- Input data:
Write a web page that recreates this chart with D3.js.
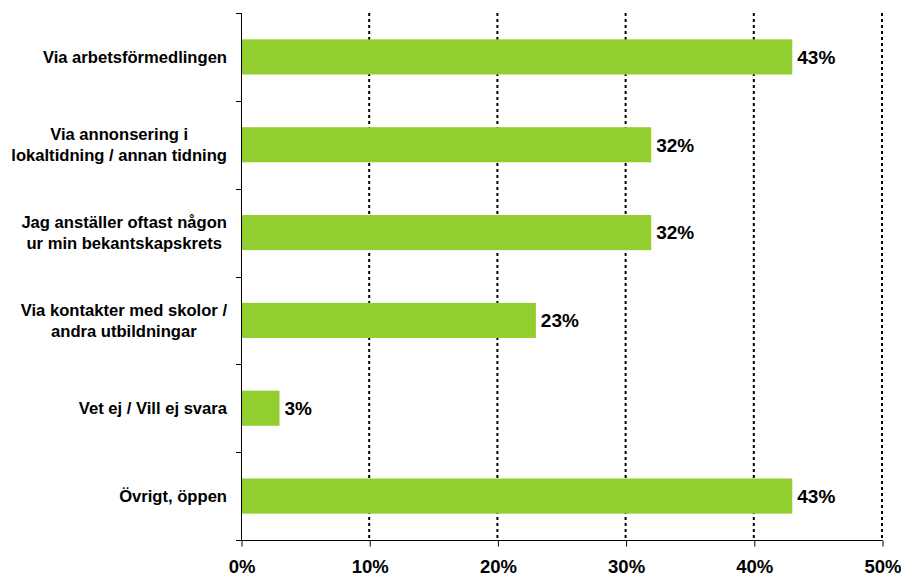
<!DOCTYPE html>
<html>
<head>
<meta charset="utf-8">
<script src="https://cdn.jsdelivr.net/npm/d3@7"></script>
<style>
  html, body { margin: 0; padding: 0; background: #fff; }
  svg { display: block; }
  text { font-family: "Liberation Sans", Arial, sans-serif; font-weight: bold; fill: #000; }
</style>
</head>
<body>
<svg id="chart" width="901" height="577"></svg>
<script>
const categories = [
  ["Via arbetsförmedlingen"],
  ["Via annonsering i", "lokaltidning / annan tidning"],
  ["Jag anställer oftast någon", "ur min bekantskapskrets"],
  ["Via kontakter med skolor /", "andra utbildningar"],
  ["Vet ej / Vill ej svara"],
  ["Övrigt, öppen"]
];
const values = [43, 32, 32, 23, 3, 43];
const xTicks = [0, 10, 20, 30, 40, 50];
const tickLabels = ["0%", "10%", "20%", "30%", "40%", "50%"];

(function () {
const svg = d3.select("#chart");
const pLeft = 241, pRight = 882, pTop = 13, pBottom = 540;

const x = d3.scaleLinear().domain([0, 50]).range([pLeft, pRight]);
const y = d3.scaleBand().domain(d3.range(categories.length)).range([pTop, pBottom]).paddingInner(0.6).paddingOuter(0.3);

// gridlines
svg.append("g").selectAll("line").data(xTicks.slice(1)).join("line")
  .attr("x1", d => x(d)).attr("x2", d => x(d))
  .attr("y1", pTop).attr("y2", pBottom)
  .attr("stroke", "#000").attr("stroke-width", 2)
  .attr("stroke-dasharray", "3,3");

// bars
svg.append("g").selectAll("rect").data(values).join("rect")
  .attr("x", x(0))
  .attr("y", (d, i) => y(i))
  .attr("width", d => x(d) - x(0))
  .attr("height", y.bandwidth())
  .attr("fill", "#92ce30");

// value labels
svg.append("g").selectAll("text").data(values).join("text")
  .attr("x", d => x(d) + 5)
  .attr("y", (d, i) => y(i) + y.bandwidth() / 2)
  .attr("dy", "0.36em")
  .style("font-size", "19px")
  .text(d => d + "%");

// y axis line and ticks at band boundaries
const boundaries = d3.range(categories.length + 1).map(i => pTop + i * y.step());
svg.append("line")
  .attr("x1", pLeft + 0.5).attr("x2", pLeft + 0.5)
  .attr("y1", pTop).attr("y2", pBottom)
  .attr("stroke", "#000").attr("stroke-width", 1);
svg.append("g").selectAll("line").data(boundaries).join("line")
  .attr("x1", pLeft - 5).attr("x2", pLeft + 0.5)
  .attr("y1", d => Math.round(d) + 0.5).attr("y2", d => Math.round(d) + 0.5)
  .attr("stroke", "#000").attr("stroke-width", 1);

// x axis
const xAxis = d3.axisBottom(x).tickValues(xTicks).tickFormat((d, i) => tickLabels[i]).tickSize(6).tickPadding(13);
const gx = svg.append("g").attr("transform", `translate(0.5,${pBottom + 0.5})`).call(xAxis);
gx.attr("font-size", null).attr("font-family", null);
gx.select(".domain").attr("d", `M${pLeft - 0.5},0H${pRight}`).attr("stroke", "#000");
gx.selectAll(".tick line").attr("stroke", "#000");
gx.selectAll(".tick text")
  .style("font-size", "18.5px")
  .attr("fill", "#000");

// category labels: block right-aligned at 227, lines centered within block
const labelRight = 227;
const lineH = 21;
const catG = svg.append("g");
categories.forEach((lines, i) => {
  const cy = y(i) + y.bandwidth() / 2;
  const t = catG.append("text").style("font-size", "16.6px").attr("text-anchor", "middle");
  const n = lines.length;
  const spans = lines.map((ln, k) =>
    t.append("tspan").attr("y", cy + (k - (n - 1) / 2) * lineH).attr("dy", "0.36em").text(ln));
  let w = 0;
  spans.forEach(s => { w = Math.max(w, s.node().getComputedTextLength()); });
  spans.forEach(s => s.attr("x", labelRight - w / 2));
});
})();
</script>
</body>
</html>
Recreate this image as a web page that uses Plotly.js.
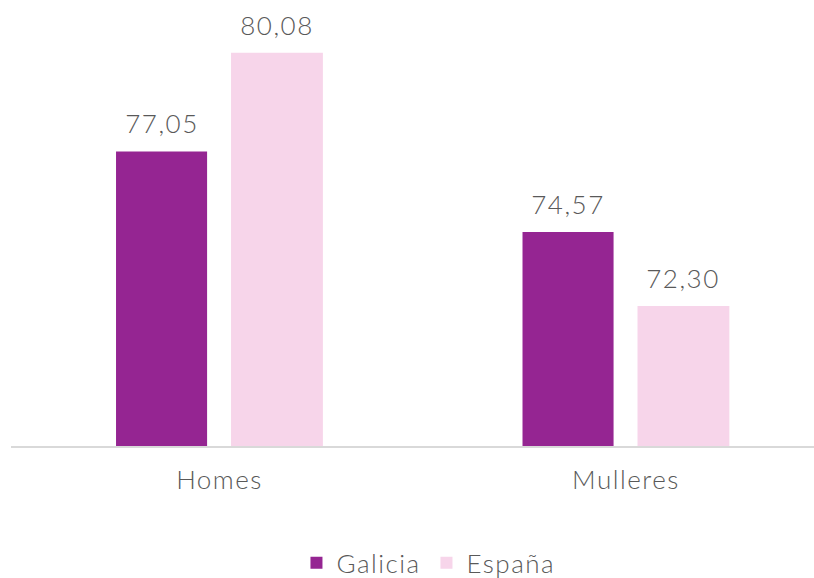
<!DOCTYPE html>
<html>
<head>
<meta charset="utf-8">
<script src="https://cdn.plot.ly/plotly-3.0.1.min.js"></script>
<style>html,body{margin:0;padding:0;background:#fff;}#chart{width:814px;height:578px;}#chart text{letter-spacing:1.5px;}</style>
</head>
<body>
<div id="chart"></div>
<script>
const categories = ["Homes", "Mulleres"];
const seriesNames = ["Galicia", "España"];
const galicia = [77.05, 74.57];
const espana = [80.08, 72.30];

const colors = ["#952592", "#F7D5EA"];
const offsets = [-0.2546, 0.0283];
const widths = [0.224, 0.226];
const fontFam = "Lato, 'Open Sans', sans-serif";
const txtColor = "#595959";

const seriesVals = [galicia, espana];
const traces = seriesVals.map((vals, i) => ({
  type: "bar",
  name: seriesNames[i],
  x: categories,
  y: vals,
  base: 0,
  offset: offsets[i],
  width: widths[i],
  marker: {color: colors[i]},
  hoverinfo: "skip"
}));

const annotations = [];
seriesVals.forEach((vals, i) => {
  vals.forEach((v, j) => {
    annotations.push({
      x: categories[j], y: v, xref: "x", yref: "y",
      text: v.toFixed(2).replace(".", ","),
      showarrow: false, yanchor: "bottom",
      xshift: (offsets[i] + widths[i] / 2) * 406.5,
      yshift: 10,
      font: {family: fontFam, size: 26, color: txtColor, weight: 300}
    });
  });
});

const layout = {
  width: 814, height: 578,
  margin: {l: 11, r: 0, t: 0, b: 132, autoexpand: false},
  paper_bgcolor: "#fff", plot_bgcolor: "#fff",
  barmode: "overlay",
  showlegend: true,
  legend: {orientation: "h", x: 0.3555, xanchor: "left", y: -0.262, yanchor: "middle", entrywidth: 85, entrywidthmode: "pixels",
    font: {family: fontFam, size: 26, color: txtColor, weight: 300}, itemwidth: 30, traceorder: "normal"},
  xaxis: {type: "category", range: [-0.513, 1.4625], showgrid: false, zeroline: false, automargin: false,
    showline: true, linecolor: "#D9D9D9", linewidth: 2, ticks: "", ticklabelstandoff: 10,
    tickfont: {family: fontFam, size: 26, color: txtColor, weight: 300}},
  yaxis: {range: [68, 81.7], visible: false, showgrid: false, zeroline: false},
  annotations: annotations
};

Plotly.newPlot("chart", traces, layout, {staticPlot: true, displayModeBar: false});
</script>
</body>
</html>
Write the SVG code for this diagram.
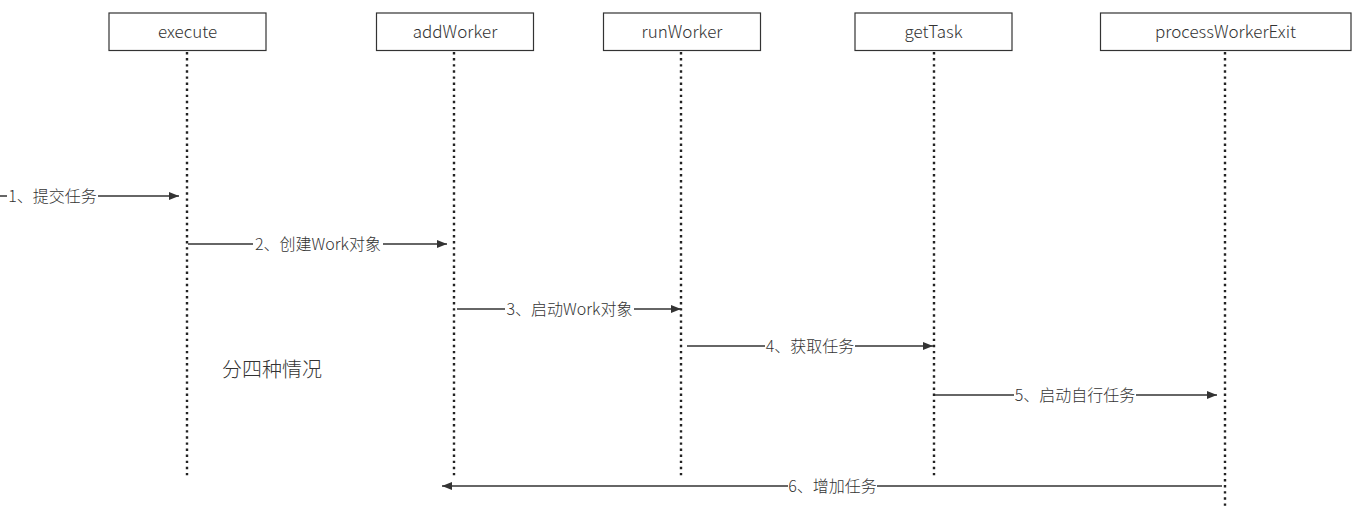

- What you are asked to do: Of the lines in the material above, state how many contain the string "that"; give no other text.

- The output: 2